The Family of Donal Walsh, including his Father and Mother Fionnbar and Elma Walsh and their daughter Jema console each other as the remains of Donal Walsh are brought from St Johns Church in Tralee Co Kerry yesterday. Pic Steve Humphreys 15th May 2013.

The Family of Donal Walsh, including his Father and Mother Fionnbar and Elma Walsh and their daughter Jema console each other as the remains of Donal Walsh are brought from St Johns Church in Tralee Co Kerry yesterday. Pic Steve Humphreys 15th May 2013.

THREE weeks after Donal Walsh died, his family are coping with their loss day by day.

Fionbarr Walsh – the father of the inspirational 16-year-old – said his family are trying to live their lives as their son would have wished.

"We're trying to live on, to live out his Donal's legacy.

"He has left quite a legacy behind him. We're taking it day by day, as the song says: 'One day at a time'," Mr Walsh said.

"Donal was a special kid.

"He wasn't a saint, but he did have a way with words.

"In the last eight weeks he showed his craft with words. He cut through the bulls***.

"He said things about suicide. He said things about Crumlin (children's hospital) and he said things about his mountains that he had to climb in his life," Mr Walsh said.

Mr Walsh described the "shocking" conditions at Our Lady's Hospital in Crumlin which his son and the family endured for four years.
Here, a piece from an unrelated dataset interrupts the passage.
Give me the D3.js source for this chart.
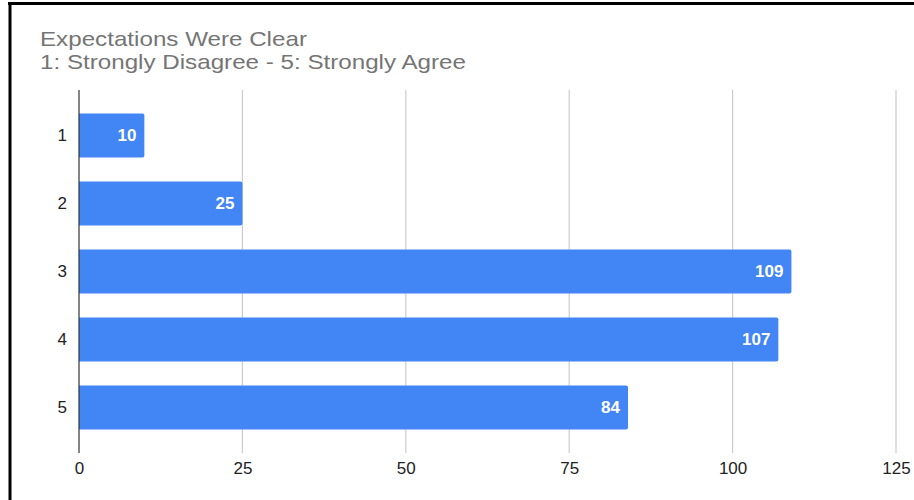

St John's Cancer Ward at the hospital has since been completely renovated and handed over to the hospital in recent days. It cost €4m which was funded entirely from public donations.

Sinks

Unfortunately for Donal and his heartbroken family, the upgraded cancer wing arrived far too late.

"We were sleeping on cot beds. I'm 6ft1in and most of the camp beds there are 5ft6in so you're sleeping on the likes of that beside your child who's sick and receiving chemotherapy and who is sharing the room with another child, who's in the same situation.

"There are machines beeping all night.

"The parents of the other child are sleeping beside their child," Mr Walsh said.

"So, you've four people sleeping in the same room, sharing two sinks and that's the facility including one wardrobe between the four of us," he said.

"There was one parental shower, catering for 14 rooms. Then there's one bathroom which is there for the 23 kids."

Since the upgrade, the children's cancer ward now houses 19 bedrooms and all with en-suite bathrooms.

There is a parents' room, a unit for teenage cancer patients, new play zones for younger patients and a school room.

Mr Walsh was addressing students from eight Limerick schools yesterday who raised over €7,000 in Donal's name for the upgrade of the hospital.